If our prospects really are that much brighter, two main factors account for it. First, continued demand from China has limited the expected decline in our export income. The volume of exports actually rose over the six months to March and seems to have held up since then. Much rides on the success with which the Chinese authorities can switch from export-led to domestic-led growth, whether from consumption or infrastructure investment. The beauty from our perspective is that wherever they get their growth from, they'll need lots of steel and energy - the very commodities we supply.

The second factor is the continued strength of consumption spending, explained not just by the cash splash and the huge cut in mortgage interest rates, but by the way this has affected people's sentiment about the state of their own finances and the outlook for the economy.

It's always possible, of course, that all we're experiencing is an Indian summer.
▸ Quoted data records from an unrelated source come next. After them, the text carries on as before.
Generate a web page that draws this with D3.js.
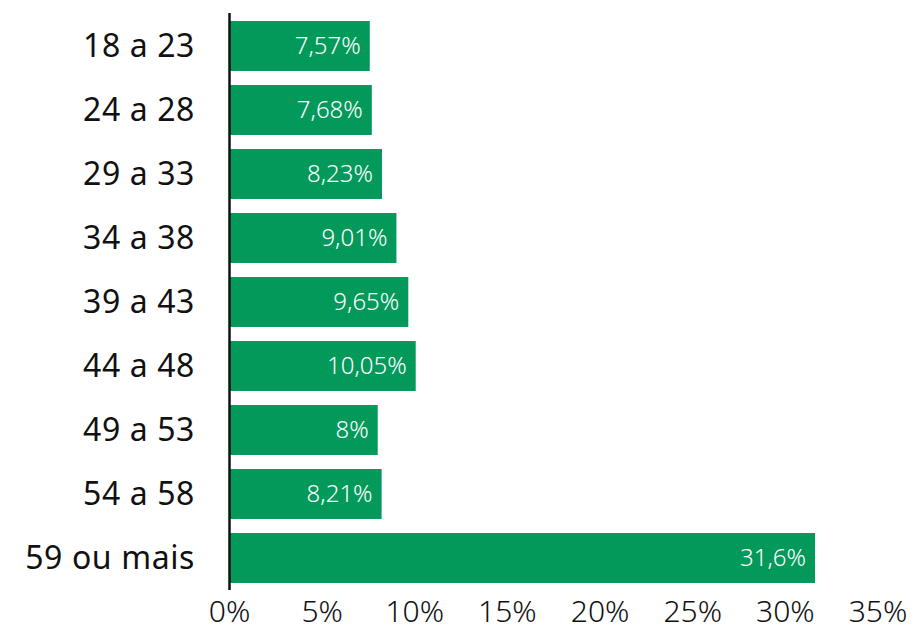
<!DOCTYPE html>
<html>
<head>
    <meta charset="utf-8">
    <style>
        body{ margin: 0; background: white; }
        text{ font-family: "Noto Sans", sans-serif; }
        .cat-label{ font-size: 32px; fill: #111; letter-spacing: 0.6px; }
        .tick-label{ font-size: 30px; fill: #111; font-weight: 300; }
        .val-label{ font-size: 24px; fill: white; font-weight: 300; }
    </style>
</head>
<body>
    <svg class="vis"></svg>

    <script src="https://cdnjs.cloudflare.com/ajax/libs/d3/7.8.5/d3.min.js"></script>
    <script>
        var categories = ["18 a 23", "24 a 28", "29 a 33", "34 a 38", "39 a 43", "44 a 48", "49 a 53", "54 a 58", "59 ou mais"];
        var values = [7.57, 7.68, 8.23, 9.01, 9.65, 10.05, 8, 8.21, 31.6];
        var valueLabels = ["7,57%", "7,68%", "8,23%", "9,01%", "9,65%", "10,05%", "8%", "8,21%", "31,6%"];
        var ticks = [0, 5, 10, 15, 20, 25, 30, 35];

        var width = 914, height = 626;
        var green = "#03995b";

        var vis = d3.select("svg.vis")
            .attr("width", width)
            .attr("height", height);

        var x = d3.scaleLinear().domain([0, 35]).range([229.5, 878]);
        var y = d3.scaleBand().domain(categories).range([14, 590]).paddingInner(0.22).paddingOuter(0.11);

        var rows = categories.map(function(c, i){ return {cat: c, v: values[i], lbl: valueLabels[i]}; });

        vis.selectAll("rect.bar")
            .data(rows)
            .enter().append("rect")
            .attr("class", "bar")
            .attr("x", x(0))
            .attr("y", d => y(d.cat))
            .attr("width", d => x(d.v) - x(0))
            .attr("height", y.bandwidth())
            .attr("fill", green);

        vis.selectAll("text.val-label")
            .data(rows)
            .enter().append("text")
            .attr("class", "val-label")
            .attr("x", d => x(d.v) - 9)
            .attr("y", d => y(d.cat) + y.bandwidth() / 2)
            .attr("dy", "0.32em")
            .attr("text-anchor", "end")
            .text(d => d.lbl);

        vis.selectAll("text.cat-label")
            .data(rows)
            .enter().append("text")
            .attr("class", "cat-label")
            .attr("x", 195)
            .attr("y", d => y(d.cat) + y.bandwidth() / 2)
            .attr("dy", "0.35em")
            .attr("text-anchor", "end")
            .text(d => d.cat);

        vis.selectAll("text.tick-label")
            .data(ticks)
            .enter().append("text")
            .attr("class", "tick-label")
            .attr("x", d => x(d))
            .attr("y", 621.5)
            .attr("text-anchor", "middle")
            .text(d => d + "%");

        vis.append("line")
            .attr("x1", x(0)).attr("x2", x(0))
            .attr("y1", 13).attr("y2", 590)
            .attr("stroke", "#111")
            .attr("stroke-width", 2.5);
    </script>
</body>
</html>
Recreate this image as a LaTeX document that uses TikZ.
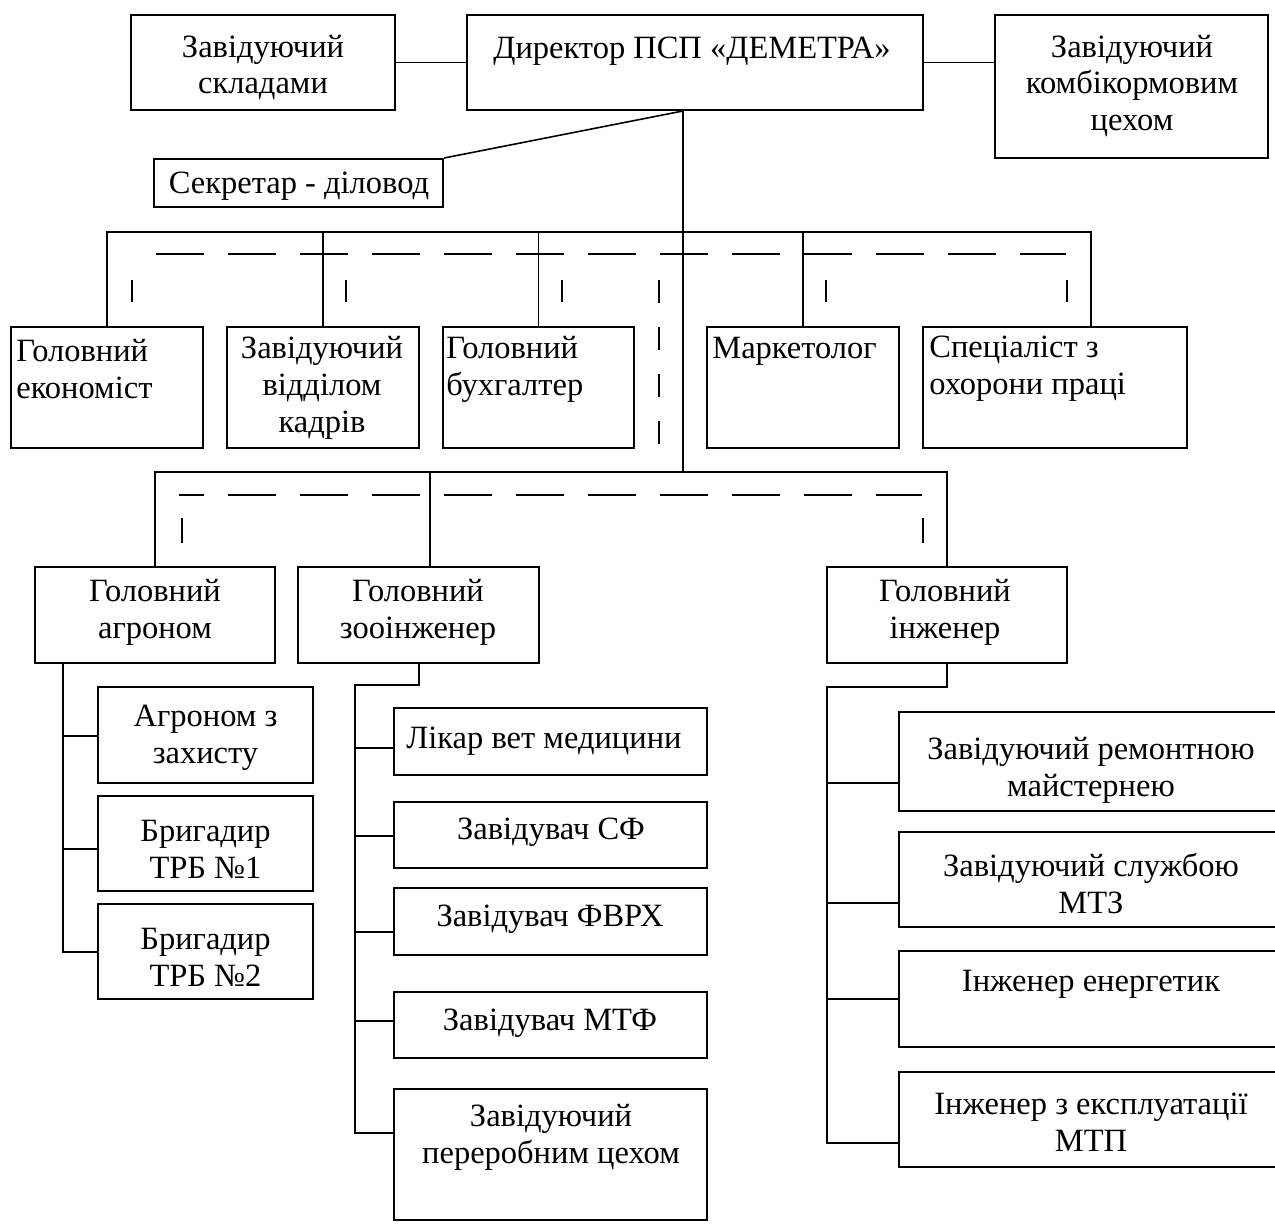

The global financial crisis may have more shocks to deliver, or it could be that consumer and business confidence will wilt under the inexorable rise in unemployment yet to come. But that fear is starting to wear thin. Whereas the budget forecast was for the unemployment rate to reach a peak of 8.5 per cent sometime in 2010-11, the new expectation is that it may not quite reach 7.5 per cent, and will reach its peak a fair bit earlier.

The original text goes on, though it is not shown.